▸ **Dataset excerpt**:
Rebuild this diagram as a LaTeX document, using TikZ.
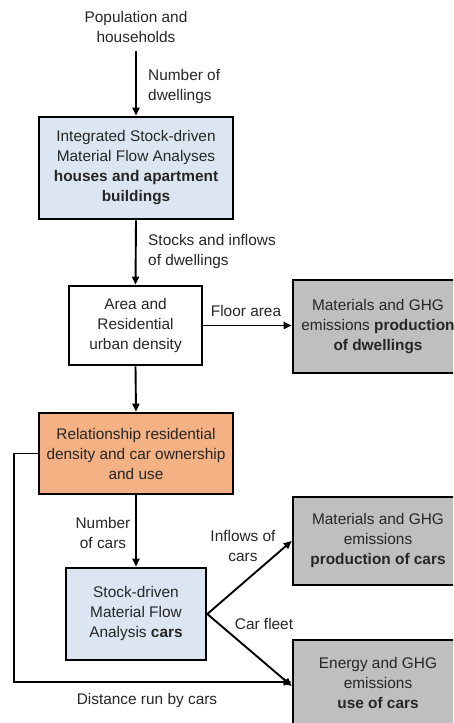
\documentclass[tikz,border=0pt]{standalone}
\usepackage{fontspec}
\setmainfont{Liberation Sans}
\usetikzlibrary{arrows.meta}

\definecolor{mfablue}{HTML}{DCE6F2}
\definecolor{relorange}{HTML}{F4B183}
\definecolor{impactgray}{HTML}{BFBFBF}

\tikzset{
  txt/.style={font=\fontsize{15.4}{20}\selectfont, inner sep=2pt, text=black!85},
  box/.style={txt, draw=black, line width=2.6pt, align=center, inner sep=0pt},
  flow/.style={line width=1.9pt, -{Triangle[length=8pt,width=7pt]}},
  plainline/.style={line width=1.9pt},
}

\begin{document}
\begin{tikzpicture}[x=1pt,y=-1pt]
\clip (0,0) rectangle (453,723);
\fill[white] (0,0) rectangle (453,723);

% input
\node[txt, align=center] (pop) at (136,27) {Population and\\households};

% dwelling chain
\node[box, fill=mfablue, minimum width=194pt, minimum height=102pt] (mfahouse) at (136,168)
  {Integrated Stock-driven\\Material Flow Analyses\\\textbf{houses and apartment}\\\textbf{buildings}};
\node[box, fill=white, minimum width=133pt, minimum height=79pt] (density) at (135.5,325.5)
  {Area and\\Residential\\urban density};
\node[box, fill=impactgray, minimum width=170pt, minimum height=93pt] (proddwell) at (378,326.5)
  {Materials and GHG\\emissions \textbf{production}\\\textbf{of dwellings}};

% car chain
\node[box, fill=relorange, minimum width=194pt, minimum height=81pt] (relation) at (136,453.5)
  {Relationship residential\\density and car ownership\\and use};
\node[box, fill=mfablue, minimum width=140pt, minimum height=92pt] (mfacars) at (136,614)
  {Stock-driven\\Material Flow\\Analysis \textbf{cars}};
\node[box, fill=impactgray, minimum width=170pt, minimum height=88pt] (prodcars) at (378,541)
  {Materials and GHG\\emissions\\\textbf{production of cars}};
\node[box, fill=impactgray, minimum width=170pt, minimum height=86pt] (usecars) at (378,683)
  {Energy and GHG\\emissions\\\textbf{use of cars}};

% flow labels
\node[txt, align=left, anchor=west] (lbldwell) at (146,87) {Number of\\dwellings};
\node[txt, align=left, anchor=west] (lblstock) at (146,252) {Stocks and inflows\\of dwellings};
\node[txt] (lblfloor) at (246,311) {Floor area};
\node[txt, align=center] (lblncars) at (103,533) {Number\\of cars};
\node[txt, align=center] (lblinflow) at (243,546) {Inflows of\\cars};
\node[txt] (lblfleet) at (264,624) {Car fleet};
\node[txt] (lbldist) at (147,701) {Distance run by cars};

% connectors
\draw[flow, shorten <=6pt] (pop.south) -- (mfahouse.north);
\draw[flow] (mfahouse.south) -- (density.north);
\draw[flow] (density.east) -- (density.east -| proddwell.west);
\draw[flow] (density.south) -- (relation.north);
\draw[flow] (relation.south) -- (mfacars.north);
\draw[flow] (mfacars.east) -- (prodcars.west);
\draw[flow] (mfacars.east) -- ([yshift=-3pt]usecars.west);
\coordinate (loopcorner) at (14,682);
\draw[flow] (relation.west) -| (loopcorner) -- (loopcorner -| usecars.west);
\end{tikzpicture}
\end{document}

▸ **Exercise objective**:
Please write out all of the material above without changing a word, and omit any pictures.

▸ **Final result**:
Rebuild this diagram as a LaTeX document, using TikZ.
\documentclass[tikz,border=0pt]{standalone}
\usepackage{fontspec}
\setmainfont{Liberation Sans}
\usetikzlibrary{arrows.meta}

\definecolor{mfablue}{HTML}{DCE6F2}
\definecolor{relorange}{HTML}{F4B183}
\definecolor{impactgray}{HTML}{BFBFBF}

\tikzset{
  txt/.style={font=\fontsize{15.4}{20}\selectfont, inner sep=2pt, text=black!85},
  box/.style={txt, draw=black, line width=2.6pt, align=center, inner sep=0pt},
  flow/.style={line width=1.9pt, -{Triangle[length=8pt,width=7pt]}},
  plainline/.style={line width=1.9pt},
}

\begin{document}
\begin{tikzpicture}[x=1pt,y=-1pt]
\clip (0,0) rectangle (453,723);
\fill[white] (0,0) rectangle (453,723);

% input
\node[txt, align=center] (pop) at (136,27) {Population and\\households};

% dwelling chain
\node[box, fill=mfablue, minimum width=194pt, minimum height=102pt] (mfahouse) at (136,168)
  {Integrated Stock-driven\\Material Flow Analyses\\\textbf{houses and apartment}\\\textbf{buildings}};
\node[box, fill=white, minimum width=133pt, minimum height=79pt] (density) at (135.5,325.5)
  {Area and\\Residential\\urban density};
\node[box, fill=impactgray, minimum width=170pt, minimum height=93pt] (proddwell) at (378,326.5)
  {Materials and GHG\\emissions \textbf{production}\\\textbf{of dwellings}};

% car chain
\node[box, fill=relorange, minimum width=194pt, minimum height=81pt] (relation) at (136,453.5)
  {Relationship residential\\density and car ownership\\and use};
\node[box, fill=mfablue, minimum width=140pt, minimum height=92pt] (mfacars) at (136,614)
  {Stock-driven\\Material Flow\\Analysis \textbf{cars}};
\node[box, fill=impactgray, minimum width=170pt, minimum height=88pt] (prodcars) at (378,541)
  {Materials and GHG\\emissions\\\textbf{production of cars}};
\node[box, fill=impactgray, minimum width=170pt, minimum height=86pt] (usecars) at (378,683)
  {Energy and GHG\\emissions\\\textbf{use of cars}};

% flow labels
\node[txt, align=left, anchor=west] (lbldwell) at (146,87) {Number of\\dwellings};
\node[txt, align=left, anchor=west] (lblstock) at (146,252) {Stocks and inflows\\of dwellings};
\node[txt] (lblfloor) at (246,311) {Floor area};
\node[txt, align=center] (lblncars) at (103,533) {Number\\of cars};
\node[txt, align=center] (lblinflow) at (243,546) {Inflows of\\cars};
\node[txt] (lblfleet) at (264,624) {Car fleet};
\node[txt] (lbldist) at (147,701) {Distance run by cars};

% connectors
\draw[flow, shorten <=6pt] (pop.south) -- (mfahouse.north);
\draw[flow] (mfahouse.south) -- (density.north);
\draw[flow] (density.east) -- (density.east -| proddwell.west);
\draw[flow] (density.south) -- (relation.north);
\draw[flow] (relation.south) -- (mfacars.north);
\draw[flow] (mfacars.east) -- (prodcars.west);
\draw[flow] (mfacars.east) -- ([yshift=-3pt]usecars.west);
\coordinate (loopcorner) at (14,682);
\draw[flow] (relation.west) -| (loopcorner) -- (loopcorner -| usecars.west);
\end{tikzpicture}
\end{document}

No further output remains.